Thomas Holloway's fortune was considerable and founded on his notorious pills. The Royal Holloway College was a laudable initiative to educate women beyond domestic duties and the role of governess. His extraordinary collection of paintings at the College does not reflect his developed taste but what could be bought on the London Art Market in the short months of acquisition (paintings both good and bad). My month spent teaching American kids there was memorable and The Railway Station was a feature of those memories.

Years spent researching British art of the late 19th century in the figure of the frothy Academician Sir Frederick Leighton are largely forgettable, even forgetten. Mary Cowling's analysis of Frith and Physiognomy was everything I would have loved to have constructed.

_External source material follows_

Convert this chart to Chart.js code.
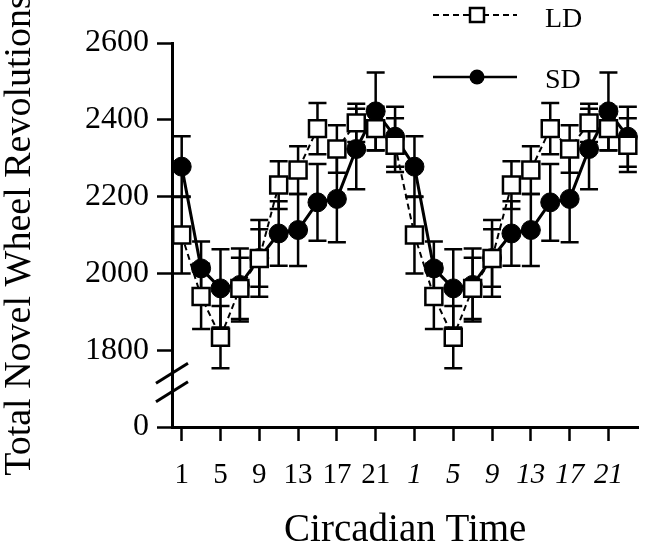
<!DOCTYPE html>
<html>
<head>
<meta charset="utf-8">
<script src="https://cdn.jsdelivr.net/npm/chart.js@4.4.0/dist/chart.umd.min.js"></script>
<style>
  html, body { margin: 0; padding: 0; background: #fff; }
</style>
</head>
<body>
<canvas id="wheelChart" width="653" height="550"></canvas>
<script>
// circadian time of each point (double plotted: 1..23, then 25..47)
const circadianHours = [1, 3, 5, 7, 9, 11, 13, 15, 17, 19, 21, 23,
                        25, 27, 29, 31, 33, 35, 37, 39, 41, 43, 45, 47];
const xTickValues = [1, 5, 9, 13, 17, 21, 25, 29, 33, 37, 41, 45];
const xTickLabels = ['1', '5', '9', '13', '17', '21', '1', '5', '9', '13', '17', '21'];
const yTickValues = [1600, 1800, 2000, 2200, 2400, 2600];
const yTickLabels = ['0', '1800', '2000', '2200', '2400', '2600'];

const ldValues = [2100, 1940, 1834, 1961, 2039, 2230, 2269, 2377, 2324, 2392, 2377, 2334,
                  2100, 1940, 1834, 1961, 2039, 2230, 2269, 2377, 2324, 2392, 2377, 2334];
const ldErrors = [100, 85, 81, 80, 100, 62, 62, 67, 62, 50, 57, 70,
                  100, 85, 81, 80, 100, 62, 62, 67, 62, 50, 57, 70];
const sdValues = [2278, 2013, 1961, 1970, 2040, 2104, 2113, 2185, 2194, 2324, 2422, 2356,
                  2278, 2013, 1961, 1970, 2040, 2104, 2113, 2185, 2194, 2324, 2422, 2356];
const sdErrors = [79, 70, 102, 95, 75, 84, 94, 100, 113, 105, 101, 78,
                  79, 70, 102, 95, 75, 84, 94, 100, 113, 105, 101, 78];

const serif = "'Liberation Serif', 'Times New Roman', serif";

function toPoints(values) {
  return values.map((v, i) => ({ x: circadianHours[i], y: v }));
}

// vertical error bars with caps, under the markers
const errorBars = {
  id: 'errorBars',
  beforeDatasetsDraw(chart) {
    const { ctx, scales: { x, y } } = chart;
    ctx.save();
    ctx.strokeStyle = 'black';
    ctx.lineWidth = 2.5;
    [[ldValues, ldErrors], [sdValues, sdErrors]].forEach(([vals, errs]) => {
      vals.forEach((v, i) => {
        const px = x.getPixelForValue(circadianHours[i]);
        const top = y.getPixelForValue(v + errs[i]);
        const bot = y.getPixelForValue(v - errs[i]);
        ctx.beginPath();
        ctx.moveTo(px, top); ctx.lineTo(px, bot);
        ctx.moveTo(px - 9, top); ctx.lineTo(px + 9, top);
        ctx.moveTo(px - 9, bot); ctx.lineTo(px + 9, bot);
        ctx.stroke();
      });
    });
    ctx.restore();
  }
};

// the two slashes of the broken y axis, plus the hand-made legend
const extras = {
  id: 'extras',
  afterDraw(chart) {
    const { ctx, scales: { y } } = chart;
    const ax = y.right;
    ctx.save();
    ctx.strokeStyle = 'black';
    ctx.lineWidth = 3;
    [1740, 1692].forEach(v => {
      const py = y.getPixelForValue(v);
      ctx.beginPath();
      ctx.moveTo(ax - 16, py + 10);
      ctx.lineTo(ax + 16, py - 10);
      ctx.stroke();
    });

    // legend: LD
    ctx.lineWidth = 2;
    ctx.setLineDash([6, 4]);
    ctx.beginPath();
    ctx.moveTo(433, 15); ctx.lineTo(517, 15);
    ctx.stroke();
    ctx.setLineDash([]);
    ctx.fillStyle = 'white';
    ctx.lineWidth = 2.5;
    ctx.fillRect(470, 8, 14, 14);
    ctx.strokeRect(470, 8, 14, 14);
    // legend: SD
    ctx.beginPath();
    ctx.moveTo(433, 77); ctx.lineTo(517, 77);
    ctx.stroke();
    ctx.fillStyle = 'black';
    ctx.beginPath();
    ctx.arc(477, 77, 7.5, 0, Math.PI * 2);
    ctx.fill();

    ctx.font = '28px ' + serif;
    ctx.textBaseline = 'alphabetic';
    ctx.fillText('LD', 545, 27);
    ctx.fillText('SD', 545, 88);
    ctx.restore();
  }
};

const ctx = document.getElementById('wheelChart').getContext('2d');

new Chart(ctx, {
  type: 'line',
  data: {
    datasets: [
      {
        label: 'LD',
        data: toPoints(ldValues),
        borderColor: 'black',
        borderWidth: 2,
        borderDash: [6, 4],
        pointStyle: 'rect',
        pointRadius: 12,
        pointBackgroundColor: 'white',
        pointBorderColor: 'black',
        pointBorderWidth: 2.5,
        tension: 0,
      },
      {
        label: 'SD',
        data: toPoints(sdValues),
        borderColor: 'black',
        borderWidth: 3,
        pointStyle: 'circle',
        pointRadius: 9.5,
        pointBackgroundColor: 'black',
        pointBorderColor: 'black',
        pointBorderWidth: 1,
        tension: 0,
      },
    ],
  },
  options: {
    responsive: false,
    animation: false,
    devicePixelRatio: 1,
    layout: { padding: { top: 43, right: 0, bottom: 0, left: 0 } },
    plugins: {
      legend: { display: false },
      tooltip: { enabled: false },
    },
    scales: {
      x: {
        type: 'linear',
        min: 0,
        max: 48.1,
        afterBuildTicks: scale => {
          scale.ticks = xTickValues.map(v => ({ value: v }));
        },
        afterFit: scale => { scale.height = 123; },
        ticks: {
          autoSkip: false,
          maxRotation: 0,
          padding: 17,
          color: 'black',
          callback: (value, index) => xTickLabels[index],
          font: c => ({ family: serif, size: 29, style: c.index >= 6 ? 'italic' : 'normal' }),
        },
        grid: {
          drawOnChartArea: false,
          drawTicks: true,
          tickLength: 14,
          tickWidth: 2.5,
          tickColor: 'black',
        },
        border: { display: true, color: 'black', width: 3 },
        title: {
          display: true,
          text: 'Circadian Time',
          color: 'black',
          font: { family: serif, size: 39, lineHeight: 1 },
          padding: { top: 0, bottom: 0 },
        },
      },
      y: {
        min: 1600,
        max: 2600,
        afterBuildTicks: scale => {
          scale.ticks = yTickValues.map(v => ({ value: v }));
        },
        afterFit: scale => { scale.width = 172; },
        ticks: {
          padding: 8,
          color: 'black',
          font: { family: serif, size: 32 },
          callback: (value, index) => yTickLabels[index],
        },
        grid: {
          drawOnChartArea: false,
          drawTicks: true,
          tickLength: 15,
          tickWidth: 2.5,
          tickColor: 'black',
        },
        border: { display: true, color: 'black', width: 3 },
        title: {
          display: true,
          text: 'Total Novel Wheel Revolutions',
          color: 'black',
          font: { family: serif, size: 38, lineHeight: 1 },
          padding: { top: 1, bottom: 0 },
        },
      },
    },
  },
  plugins: [errorBars, extras],
});
</script>
</body>
</html>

To make the narrative exposition of The Railway Station more accessible in the context of Narrative Construction, and also the impact of Physiognomy, I add images numbered and unnumberered together with figure key and list from Mary Cowling to make more accessible the complexitieson a larger scale, hopefully using two monitors.

PHYSIOGNOMY AND Lavater

THE FACE


At the time when Frith was obsessed by the subject matter of his grands machines, Leighton and others of his persuasion were discarding the Narrative leading British art into a territory of the Decorative, the Evocative, and the cult of Art for Art's Sake. Frith's painting of course belongs to an earlier tradition of the giant narrative canvas exhibited to a paying public who had to purchase a descriptive brochure before understanding the work which subsequently, on demand, could tour the Country at large.